KEMPTON PARK, ENGLAND // Jack Hobbs warmed up for the Prix de l’Arc de Triomphe with an easy victory in the September Stakes on Saturday.
Faced with six rivals of no more than Group 3 standard at best, Godolphin’s leading hope for the European championship race next month at Longchamp sauntered to an easy three-and-a-quarter length win.
That the second, Sweeping Up, had won only a handicap in four starts this year mattered little.
It was more that the Irish Derby winner had shrugged off his 70-day absence and looked in fine fettle going in to his date with Treve on the Bois du Bologne.
“We didn’t come here to see how fast we could go, but came here to get a nice prep race in,” trainer John Gosden said.

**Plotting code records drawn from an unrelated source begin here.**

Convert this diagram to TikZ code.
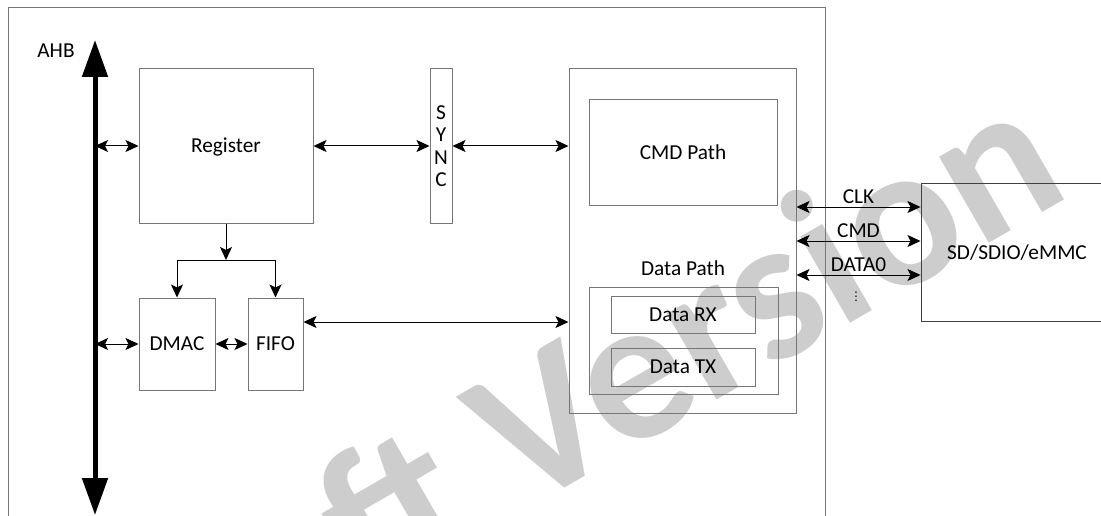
\documentclass[tikz,border=0pt]{standalone}
\usepackage{fontspec}
\setmainfont{Carlito}
\newfontfamily\wmfont{Carlito}
\newfontfamily\symfont{DejaVu Sans}
\usetikzlibrary{arrows.meta}
\definecolor{boxgray}{RGB}{118,118,118}
\definecolor{wmgray}{RGB}{205,205,205}
\tikzset{
  x=1pt, y=-1pt,
  >={Stealth[length=13pt,width=12pt,inset=3pt]},
  lblfont/.style={font=\fontsize{21.3}{22.5}\selectfont, inner sep=0pt},
  lbl/.style={lblfont, text height=13.6pt, text depth=0pt},
  boxline/.style={draw=boxgray, line width=1pt, rectangle},
  blk/.style={boxline, lbl},
  conn/.style={draw=black, line width=1pt},
  sig/.style={lbl, above=3pt},
}
\begin{document}
\begin{tikzpicture}
\useasboundingbox (0,0) rectangle (1101,516);
\clip (0,0) rectangle (1101,516);
\fill[white] (0,0) rectangle (1101,516);
% watermark
\node[wmgray, font=\wmfont\bfseries\fontsize{205}{205}\selectfont, rotate=30, anchor=base, inner sep=0pt] (wm) at (593,472) {Draft Version};
% outer chip boundary
\draw[boxgray, line width=1pt] (8,540) -- (8,8) -- (825,8) -- (825,540);
% AHB bus
\coordinate (bustop) at (95,40);
\coordinate (busbot) at (95,515);
\draw[line width=5pt, {Triangle[width=25pt,length=37pt]}-{Triangle[width=25pt,length=37pt]}] (bustop) -- (busbot);
\node[lbl] (ahb) at (56,51) {AHB};
% blocks
\node[blk, minimum width=174pt, minimum height=154pt] (reg) at (226,146) {Register};
\node[boxline, lblfont, minimum width=22pt, minimum height=154pt, align=center] (sync) at (441,146) {S\\Y\\N\\C};
\node[blk, minimum width=227pt, minimum height=344pt] (ctrl) at (682.5,241) {};
\node[blk, minimum width=188pt, minimum height=105pt] (cmd) at (683,152.5) {CMD Path};
\node[lbl] (dpl) at (683,269) {Data Path};
\node[blk, minimum width=189pt, minimum height=107pt] (dp) at (683.5,340.5) {};
\node[blk, minimum width=144pt, minimum height=37pt] (rx) at (683,314.5) {Data RX};
\node[blk, minimum width=144pt, minimum height=38pt] (tx) at (683,367) {Data TX};
\node[blk, minimum width=76pt, minimum height=92pt] (dmac) at (177,344) {DMAC};
\node[blk, minimum width=55pt, minimum height=92pt] (fifo) at (275.5,344) {FIFO};
\node[blk, draw=black!75, minimum width=192pt, minimum height=137pt] (sd) at (1017,252.5) {SD/SDIO/eMMC};
% connectors
\draw[conn, <->] (bustop |- reg.west) -- (reg.west);
\draw[conn, <->] (reg.east) -- (sync.west);
\draw[conn, <->] (sync.east) -- (sync.east -| ctrl.west);
\coordinate (split) at (226,260);
\draw[conn, ->] (reg.south) -- (split);
\draw[conn, ->] (split) -| (dmac.north);
\draw[conn, ->] (split) -| (fifo.north);
\draw[conn, <->] (bustop |- dmac.west) -- (dmac.west);
\draw[conn, <->] (dmac.east) -- (fifo.west);
\draw[conn, <->] ([yshift=22pt]fifo.east) -- ([yshift=22pt]fifo.east -| ctrl.west);
\draw[conn, <->] ([yshift=34pt]ctrl.east) -- ([yshift=34pt]ctrl.east -| sd.west) node[sig, midway] (clk) {CLK};
\draw[conn, <->] (ctrl.east) -- (ctrl.east -| sd.west) node[sig, midway] (cmdl) {CMD};
\draw[conn, <->] ([yshift=-34pt]ctrl.east) -- ([yshift=-34pt]ctrl.east -| sd.west) node[sig, midway] (data0) {DATA0};
\node[inner sep=0pt, font=\symfont\fontsize{12}{12}\selectfont] (dots) at (856,297) {⋮};
\end{tikzpicture}
\end{document}
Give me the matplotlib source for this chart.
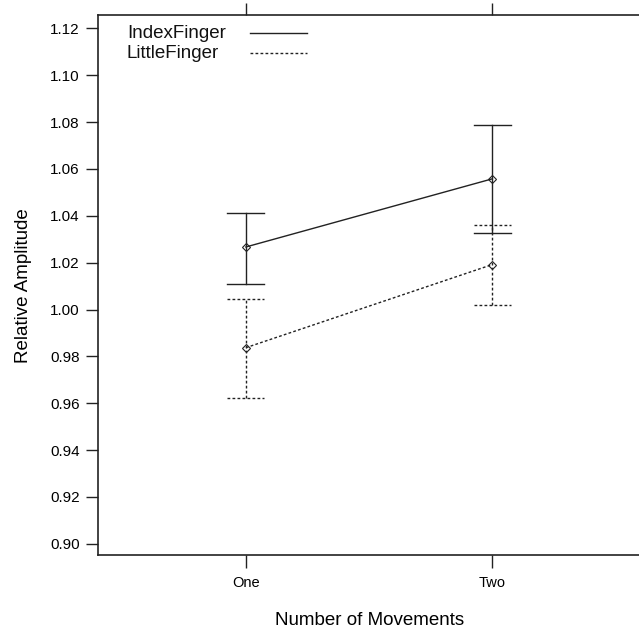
import matplotlib
matplotlib.use("Agg")
import matplotlib.pyplot as plt
from matplotlib.lines import Line2D

categories = ["One", "Two"]
series_names = ["IndexFinger", "LittleFinger"]
index_mean = [1.0267, 1.0558]
index_upper = [1.0411, 1.0787]
index_lower = [1.0109, 1.0327]
little_mean = [0.9837, 1.0192]
little_upper = [1.0047, 1.0360]
little_lower = [0.9622, 1.0018]
yticks = [0.90, 0.92, 0.94, 0.96, 0.98, 1.00, 1.02, 1.04, 1.06, 1.08, 1.10, 1.12]

plt.rcParams['font.family'] = ['Liberation Sans', 'DejaVu Sans']
W, H = 639, 628
fig = plt.figure(figsize=(W/100, H/100), dpi=100)
ax = fig.add_axes([98/W, 1-555/H, 1.0-98/W+0.002, (555-15.3)/H])

col = '#222222'
x = list(range(1, len(categories)+1))
styles = ['-', (0, (2, 1.6))]
data = [(index_mean, index_lower, index_upper), (little_mean, little_lower, little_upper)]
for (m, lo, up), ls in zip(data, styles):
    ax.plot(x, m, color=col, lw=1.0, linestyle=ls, marker='D', markersize=4,
            markerfacecolor='none', markeredgecolor=col, markeredgewidth=0.8)
    for xi, l, u in zip(x, lo, up):
        ax.plot([xi, xi], [l, u], color=col, lw=1.0, linestyle=ls)
        for yv in (l, u):
            ax.plot([xi-0.075, xi+0.075], [yv, yv], color=col, lw=1.0, linestyle=ls)

# legend (text left, line to the right, as in lattice key)
leg_y = [33, 53]
for name, ls, yy in zip(series_names, styles, leg_y):
    fig.text(127/W, 1-yy/H, name, fontsize=13.5, ha='left', va='center', color='#111111')
    fig.add_artist(Line2D([250/W, 307/W], [1-yy/H, 1-yy/H], transform=fig.transFigure,
                          color=col, lw=1.0, linestyle=ls))

ax.set_xlim(0.4, len(categories)+0.6)
ax.set_ylim(0.8952, 1.1256)
ax.set_xticks(x)
ax.set_xticklabels(categories, fontsize=10.5)
ax.set_yticks(yticks)
ax.set_yticklabels([f"{v:.2f}" for v in yticks], fontsize=11)
ax.tick_params(axis='x', direction='out', length=9, width=1, color=col, top=True, pad=6)
ax.tick_params(axis='y', direction='out', length=9, width=1, color=col, right=False, pad=4)
for s in ax.spines.values():
    s.set_color(col)
    s.set_linewidth(1.2)
ax.set_xlabel("Number of Movements", fontsize=13.5, labelpad=16)
ax.set_ylabel("Relative Amplitude", fontsize=13.5, labelpad=13)

fig.savefig("out.png", dpi=100)
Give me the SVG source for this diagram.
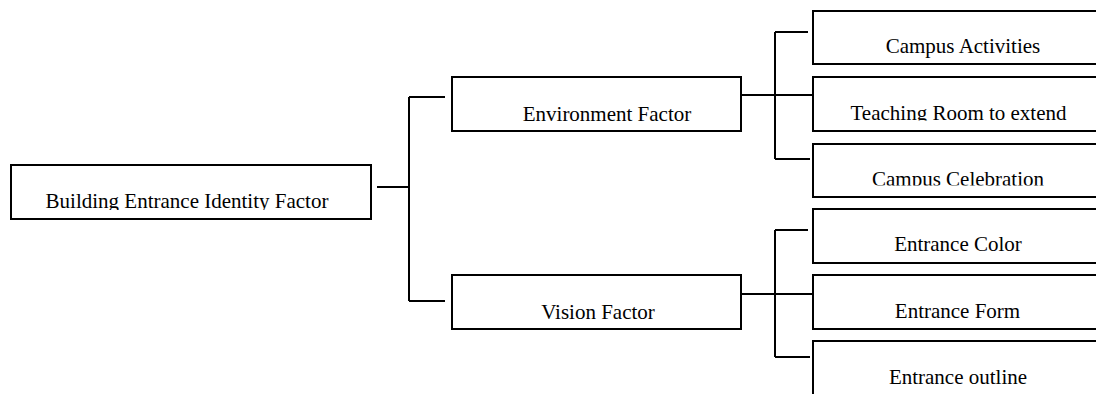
<svg xmlns="http://www.w3.org/2000/svg" width="1096" height="394" viewBox="0 0 1096 394">
<style>
.box{fill:#fff;stroke:#000;stroke-width:2}
.lbl{font-family:"Liberation Serif","Times New Roman",serif;font-size:21px;fill:#000;text-anchor:middle}
.con{fill:none;stroke:#000;stroke-width:2}
</style>
<defs>
<clipPath id="c0"><rect x="11" y="165" width="360" height="45"/></clipPath>
<clipPath id="c2"><rect x="813" y="77" width="300" height="43.5"/></clipPath>
<clipPath id="c3"><rect x="813" y="144" width="300" height="41.5"/></clipPath>
</defs>
<rect width="1096" height="394" fill="#fff"/>
<g id="connectors">
<path class="con" d="M377 187H409M409 97V301M409 97H445M409 301H445"/>
<path class="con" d="M741 95H812M775 32V159M775 32H808M775 159H810"/>
<path class="con" d="M741 294H812M775 230V357M775 230H808M775 357H810"/>
</g>
<g id="root"><rect class="box" x="11" y="165" width="360" height="54"/><text class="lbl" x="187" y="208" clip-path="url(#c0)">Building Entrance Identity Factor</text></g>
<g id="env"><rect class="box" x="452" y="77" width="289" height="54"/><text class="lbl" x="607" y="121">Environment Factor</text></g>
<g id="vision"><rect class="box" x="452" y="275" width="289" height="54"/><text class="lbl" x="598" y="319">Vision Factor</text></g>
<g id="campus-activities"><rect class="box" x="813" y="11" width="300" height="53"/><text class="lbl" x="963" y="53">Campus Activities</text></g>
<g id="teaching-room"><rect class="box" x="813" y="77" width="300" height="54"/><text class="lbl" x="958.5" y="120" clip-path="url(#c2)">Teaching Room to extend</text></g>
<g id="campus-celebration"><rect class="box" x="813" y="144" width="300" height="53"/><text class="lbl" x="958" y="186" clip-path="url(#c3)">Campus Celebration</text></g>
<g id="entrance-color"><rect class="box" x="813" y="209" width="300" height="54"/><text class="lbl" x="958" y="251">Entrance Color</text></g>
<g id="entrance-form"><rect class="box" x="813" y="275" width="300" height="54"/><text class="lbl" x="957.5" y="318">Entrance Form</text></g>
<g id="entrance-outline"><rect class="box" x="813" y="341" width="300" height="60"/><text class="lbl" x="958" y="384">Entrance outline</text></g>
</svg>
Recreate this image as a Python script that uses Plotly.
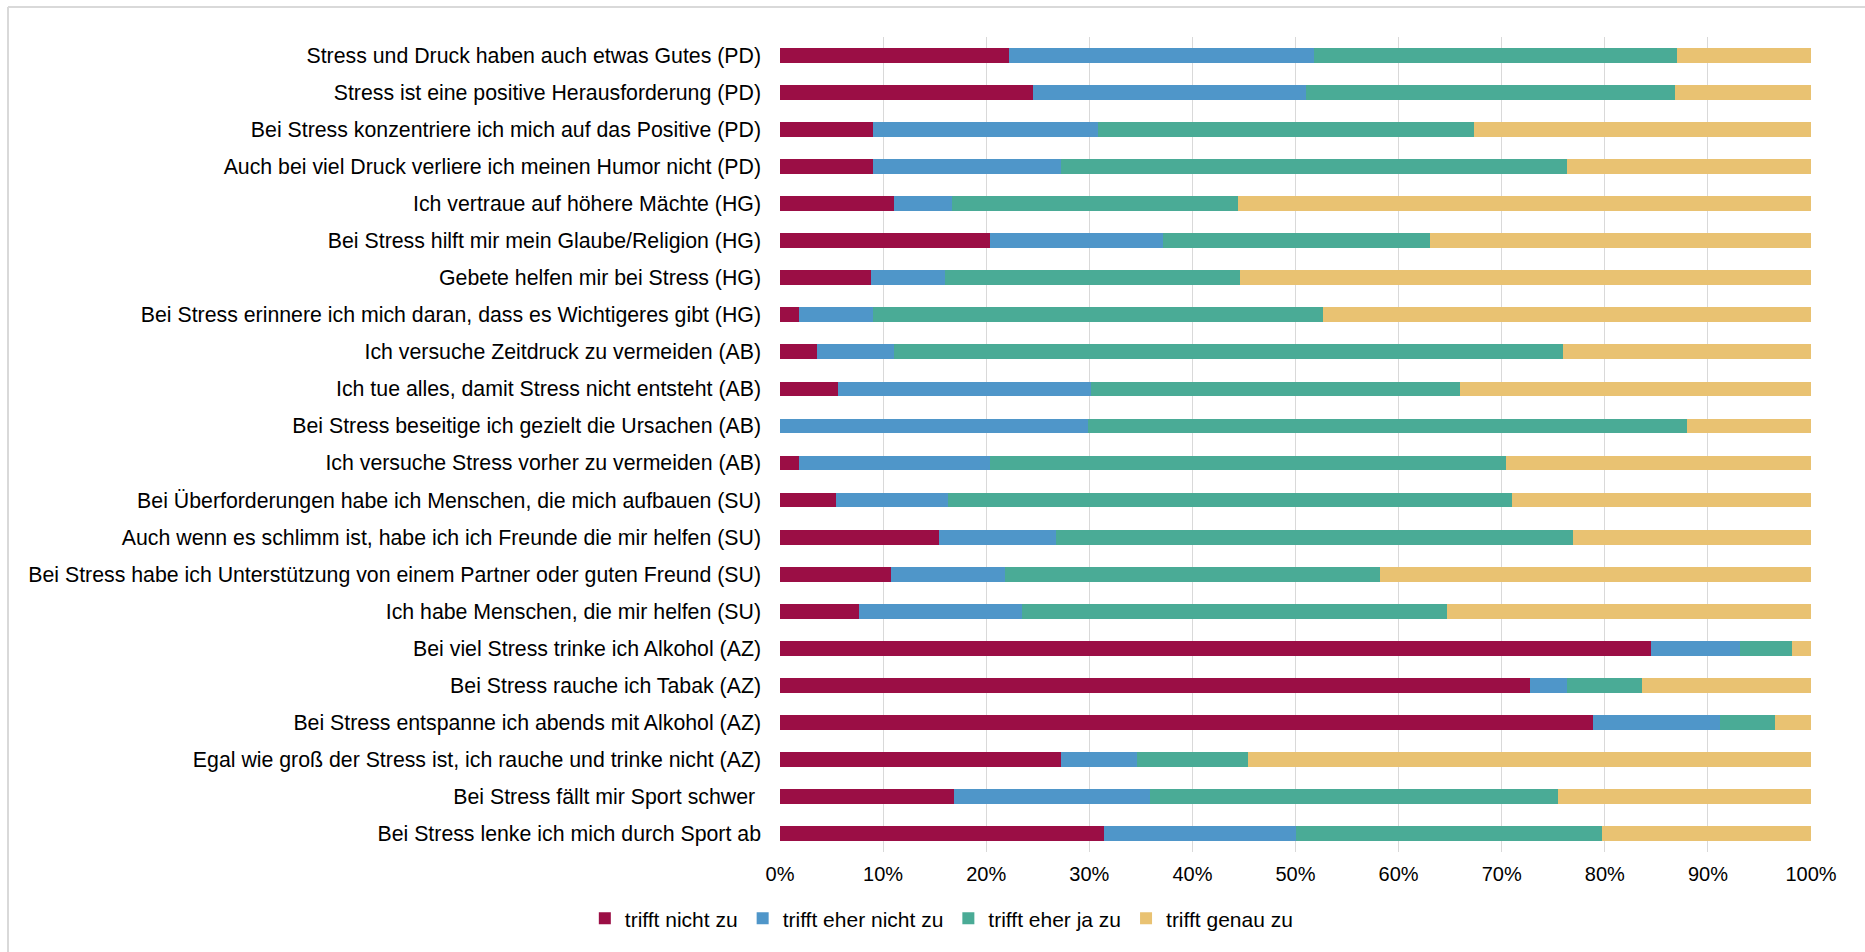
import plotly.graph_objects as go

# Survey items (top to bottom)
items = [
    "Stress und Druck haben auch etwas Gutes (PD)",
    "Stress ist eine positive Herausforderung (PD)",
    "Bei Stress konzentriere ich mich auf das Positive (PD)",
    "Auch bei viel Druck verliere ich meinen Humor nicht (PD)",
    "Ich vertraue auf höhere Mächte (HG)",
    "Bei Stress hilft mir mein Glaube/Religion (HG)",
    "Gebete helfen mir bei Stress (HG)",
    "Bei Stress erinnere ich mich daran, dass es Wichtigeres gibt (HG)",
    "Ich versuche Zeitdruck zu vermeiden (AB)",
    "Ich tue alles, damit Stress nicht entsteht (AB)",
    "Bei Stress beseitige ich gezielt die Ursachen (AB)",
    "Ich versuche Stress vorher zu vermeiden (AB)",
    "Bei Überforderungen habe ich Menschen, die mich aufbauen (SU)",
    "Auch wenn es schlimm ist, habe ich ich Freunde die mir helfen (SU)",
    "Bei Stress habe ich Unterstützung von einem Partner oder guten Freund (SU)",
    "Ich habe Menschen, die mir helfen (SU)",
    "Bei viel Stress trinke ich Alkohol (AZ)",
    "Bei Stress rauche ich Tabak (AZ)",
    "Bei Stress entspanne ich abends mit Alkohol (AZ)",
    "Egal wie groß der Stress ist, ich rauche und trinke nicht (AZ)",
    "Bei Stress fällt mir Sport schwer ",
    "Bei Stress lenke ich mich durch Sport ab",
]

# Shares per answer category (percent)
trifft_nicht_zu = [22.2, 24.5, 9.0, 9.0, 11.1, 20.4, 8.8, 1.8, 3.6, 5.6, 0.0,
                   1.8, 5.4, 15.4, 10.8, 7.7, 84.5, 72.7, 78.9, 27.3, 16.9, 31.4]
trifft_eher_nicht_zu = [29.6, 26.5, 21.8, 18.3, 5.6, 16.7, 7.2, 7.2, 7.5, 24.6, 29.9,
                        18.6, 10.9, 11.4, 11.0, 15.8, 8.6, 3.6, 12.3, 7.3, 19.0, 18.6]
trifft_eher_ja_zu = [35.2, 35.8, 36.5, 49.0, 27.7, 25.9, 28.6, 43.7, 64.8, 35.8, 58.1,
                     50.0, 54.7, 50.1, 36.4, 41.2, 5.1, 7.3, 5.3, 10.8, 39.6, 29.7]
trifft_genau_zu = [13.0, 13.2, 32.7, 23.7, 55.6, 37.0, 55.4, 47.3, 24.1, 34.0, 12.0,
                   29.6, 29.0, 23.1, 41.8, 35.3, 1.8, 16.4, 3.5, 54.6, 24.5, 20.3]

series = [
    ("trifft nicht zu", trifft_nicht_zu, "#9B0E45"),
    ("trifft eher nicht zu", trifft_eher_nicht_zu, "#4F96C9"),
    ("trifft eher ja zu", trifft_eher_ja_zu, "#4AAB96"),
    ("trifft genau zu", trifft_genau_zu, "#E9C272"),
]

FONT = "Liberation Sans, Arial, sans-serif"

fig = go.Figure()
for name, vals, color in series:
    fig.add_trace(go.Bar(
        y=items, x=[v / 100 for v in vals], name=name, orientation="h",
        marker=dict(color=color, line=dict(width=0)), width=0.4,
    ))

W, H = 1865, 952
L, R, T, B = 780, 54, 37, 100
PW, PH = W - L - R, H - T - B

fig.update_layout(
    width=W, height=H,
    barmode="stack",
    plot_bgcolor="white", paper_bgcolor="white",
    margin=dict(l=L, r=R, t=T, b=B, pad=0),
    font=dict(family=FONT, size=21, color="#000000"),
    xaxis=dict(
        range=[0, 1], tickvals=[i / 10 for i in range(11)],
        ticktext=[f"{i * 10}%" for i in range(11)],
        showgrid=True, gridcolor="#D9D9D9", gridwidth=1,
        zeroline=False, showline=False, ticks="", ticklen=0,
        tickfont=dict(size=20), ticklabelstandoff=8, fixedrange=True,
    ),
    yaxis=dict(
        autorange="reversed", showgrid=False, showline=False, ticks="",
        ticklabelstandoff=18, tickfont=dict(size=21.3),
    ),
    showlegend=True,
    legend=dict(
        orientation="h", xref="container", yref="container",
        x=0.505, xanchor="center", y=0.035, yanchor="middle",
        font=dict(size=21), itemwidth=30, traceorder="normal",
    ),
)

# Chart frame: top and left edges
frame = dict(color="#D9D9D9", width=2)
fig.add_shape(type="line", xref="paper", yref="paper",
              x0=(8 - L) / PW, x1=(W - L) / PW,
              y0=1 + (T - 7) / PH, y1=1 + (T - 7) / PH, line=frame)
fig.add_shape(type="line", xref="paper", yref="paper",
              x0=(8 - L) / PW, x1=(8 - L) / PW,
              y0=1 + (T - 7) / PH, y1=-(B + 5) / PH, line=frame)

fig.write_html("out.html")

Treve is slated to run the Prix Vermeille at Longchamp next Sunday in her own prep ahead of her bid for an unprecedented third Arc.
Treve is favourite to win the October 4 race, but in Jack Hobbs she will face a much bigger and more imposing specimen to the one that beat Storm The Stars by five lengths at the Curragh in June.
“He’s done well for his break,” winning jockey William Buick said.
“He was very fresh. It was basically a racecourse gallop for him. We did not want to come here and have a hard race.
“He’s filled out a lot. I definitely think he is a better horse now than he was at Epsom. He has taken leaps and bounds forward and he is on course for his trip to Paris.”
Earlier in the morning, Gosden had overseen the racecourse gallop at Newmarket of Jack Hobbs’s stablemate Golden Horn, who will take to the track in the Irish Champion Stakes next Saturday at Leopardstown.
Golden Horn worked well over 1,500 metres under Frankie Dettori, but Gosden sounded a note of caution about Golden Horn’s participation in Ireland.
Golden Horn lost his unbeaten record to outsider Arabian Queen in the Juddmonte International last month on rain-softened going only a few weeks after Gosden had pulled him from the King George VI and Queen Elizabeth Stakes at Ascot due to easy ground.
The weather at Leopardstown is set fair for the week, but should rain arrive, Golden Horn is likely to skip the trip for Gosden to start planning his final race of the season.
“It was a satisfactory piece of work and they went a solid clip as usual,” Gosden said. “I’m very happy to run him on good to soft, but if it goes soft he will not run. They’re calling it good at the moment and I think it will remain that way no matter what, and Leopardstown drains better than any other track in Ireland.”
When asked whether Golden Horn could still be pitched in to battle alongside Jack Hobbs in Paris, he said: “Very possibly. Anything is possible.”
Later in the afternoon, all three of the Dubai-owned representatives in the Sprint Cup at Haydock faltered when Twilight Son edged out Strath Burn in the Group 1 event.
Godolphin’s Belardo fared the best of the trio in ninth, while Sheikh Hamdan bin Rashid’s Adaay was 10th.
Waady carried the Minister of Finance’s second colours in to 13th.